[Stated goal]: Reproduce the listing below character for character; drop every image.

[Dataset extract]:
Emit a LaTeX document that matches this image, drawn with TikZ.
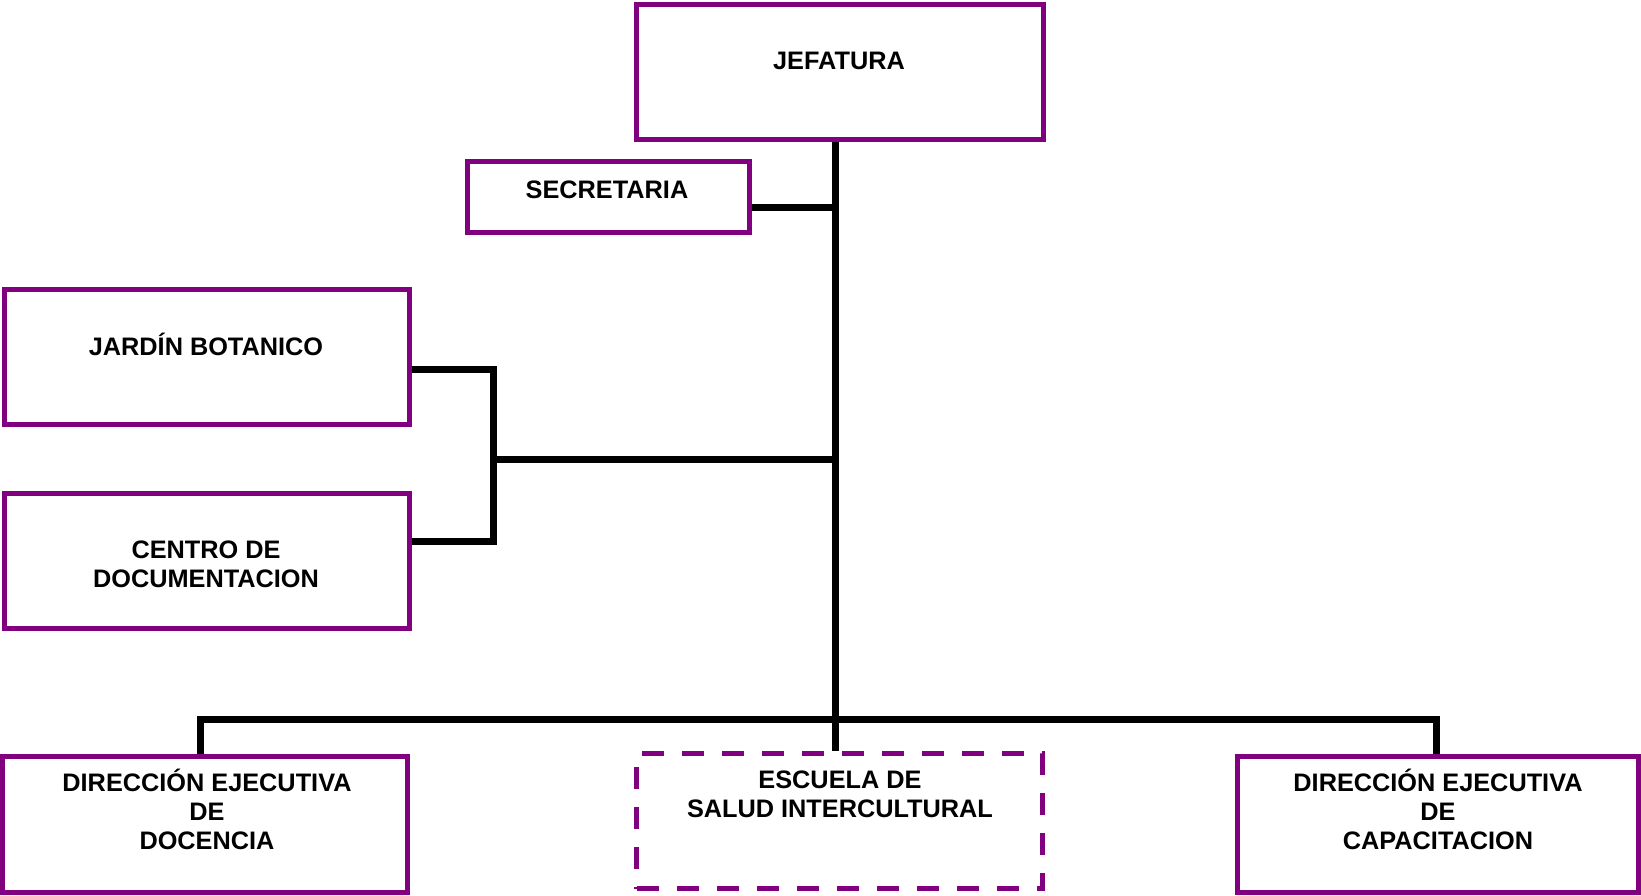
\documentclass[tikz,border=0pt]{standalone}
\usepackage{fontspec}
\setmainfont{Liberation Sans}
\usetikzlibrary{backgrounds}
\definecolor{orgpurple}{RGB}{128,0,128}
\begin{document}
\begin{tikzpicture}[x=1pt,y=-1pt,
  unitbox/.style={draw=orgpurple, line width=5pt, rectangle, inner sep=0pt},
  newunit/.style={unitbox, dash pattern=on 22pt off 18pt},
  % the base anchor of a multi-line name sits on its last line
  unitlabel/.style={font=\bfseries\fontsize{25.3}{28.7}\selectfont, align=center, inner sep=0pt, anchor=base},
  link/.style={line width=7pt, draw=black}]
\useasboundingbox (0,0) rectangle (1641,895);

% organisational units
\node[unitbox, minimum width=407pt, minimum height=135pt] (jef) at (839.5,72) {};
\node[unitbox, minimum width=282pt, minimum height=71pt] (sec) at (608.5,197) {};
\node[unitbox, minimum width=405pt, minimum height=135pt] (jar) at (207,357) {};
\node[unitbox, minimum width=405pt, minimum height=135pt] (cen) at (207,561) {};
\node[unitbox, minimum width=405pt, minimum height=136pt] (dirdoc) at (205,824.5) {};
\node[newunit, minimum width=406pt, minimum height=135pt] (esc) at (839.5,821) {};
\node[unitbox, minimum width=401pt, minimum height=136pt] (dircap) at (1438,824.5) {};

% unit names
\node[unitlabel] (jeft) at (839,69.3) {JEFATURA};
\node[unitlabel] (sect) at (607,198) {SECRETARIA};
\node[unitlabel] (jart) at (206,355) {JARDÍN BOTANICO};
\node[unitlabel] (cent) at (206,587) {CENTRO DE\\DOCUMENTACION};
\node[unitlabel] (dirdoct) at (207,849) {DIRECCIÓN EJECUTIVA\\DE\\DOCENCIA};
\node[unitlabel] (esct) at (840,817) {ESCUELA DE\\SALUD INTERCULTURAL};
\node[unitlabel] (dircapt) at (1438,849) {DIRECCIÓN EJECUTIVA\\DE\\CAPACITACION};

% junction points of the reporting lines
\coordinate (trunk) at (835,0);
\coordinate (secy) at (0,207);
\coordinate (bjar) at (493,369);
\coordinate (bcen) at (493,541);
\coordinate (bmid) at (493,459);
\coordinate (busl) at (200,719);
\coordinate (busr) at (1436,719);

\begin{scope}[on background layer]
  \draw[link] (jef.south -| trunk) -- (esc.north -| trunk);
  \draw[link] (sec.east |- secy) -- (secy -| trunk);
  \draw[link] (jar.east |- bjar) -- (bjar);
  \draw[link] (cen.east |- bcen) -- (bcen);
  \draw[link, line cap=rect] (bjar) -- (bcen);
  \draw[link] (bmid) -- (bmid -| trunk);
  \draw[link] (dirdoc.north -| busl) -- (busl) -- (busr) -- (dircap.north -| busr);
\end{scope}
\end{tikzpicture}
\end{document}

[Full answer]:
Emit a LaTeX document that matches this image, drawn with TikZ.
\documentclass[tikz,border=0pt]{standalone}
\usepackage{fontspec}
\setmainfont{Liberation Sans}
\usetikzlibrary{backgrounds}
\definecolor{orgpurple}{RGB}{128,0,128}
\begin{document}
\begin{tikzpicture}[x=1pt,y=-1pt,
  unitbox/.style={draw=orgpurple, line width=5pt, rectangle, inner sep=0pt},
  newunit/.style={unitbox, dash pattern=on 22pt off 18pt},
  % the base anchor of a multi-line name sits on its last line
  unitlabel/.style={font=\bfseries\fontsize{25.3}{28.7}\selectfont, align=center, inner sep=0pt, anchor=base},
  link/.style={line width=7pt, draw=black}]
\useasboundingbox (0,0) rectangle (1641,895);

% organisational units
\node[unitbox, minimum width=407pt, minimum height=135pt] (jef) at (839.5,72) {};
\node[unitbox, minimum width=282pt, minimum height=71pt] (sec) at (608.5,197) {};
\node[unitbox, minimum width=405pt, minimum height=135pt] (jar) at (207,357) {};
\node[unitbox, minimum width=405pt, minimum height=135pt] (cen) at (207,561) {};
\node[unitbox, minimum width=405pt, minimum height=136pt] (dirdoc) at (205,824.5) {};
\node[newunit, minimum width=406pt, minimum height=135pt] (esc) at (839.5,821) {};
\node[unitbox, minimum width=401pt, minimum height=136pt] (dircap) at (1438,824.5) {};

% unit names
\node[unitlabel] (jeft) at (839,69.3) {JEFATURA};
\node[unitlabel] (sect) at (607,198) {SECRETARIA};
\node[unitlabel] (jart) at (206,355) {JARDÍN BOTANICO};
\node[unitlabel] (cent) at (206,587) {CENTRO DE\\DOCUMENTACION};
\node[unitlabel] (dirdoct) at (207,849) {DIRECCIÓN EJECUTIVA\\DE\\DOCENCIA};
\node[unitlabel] (esct) at (840,817) {ESCUELA DE\\SALUD INTERCULTURAL};
\node[unitlabel] (dircapt) at (1438,849) {DIRECCIÓN EJECUTIVA\\DE\\CAPACITACION};

% junction points of the reporting lines
\coordinate (trunk) at (835,0);
\coordinate (secy) at (0,207);
\coordinate (bjar) at (493,369);
\coordinate (bcen) at (493,541);
\coordinate (bmid) at (493,459);
\coordinate (busl) at (200,719);
\coordinate (busr) at (1436,719);

\begin{scope}[on background layer]
  \draw[link] (jef.south -| trunk) -- (esc.north -| trunk);
  \draw[link] (sec.east |- secy) -- (secy -| trunk);
  \draw[link] (jar.east |- bjar) -- (bjar);
  \draw[link] (cen.east |- bcen) -- (bcen);
  \draw[link, line cap=rect] (bjar) -- (bcen);
  \draw[link] (bmid) -- (bmid -| trunk);
  \draw[link] (dirdoc.north -| busl) -- (busl) -- (busr) -- (dircap.north -| busr);
\end{scope}
\end{tikzpicture}
\end{document}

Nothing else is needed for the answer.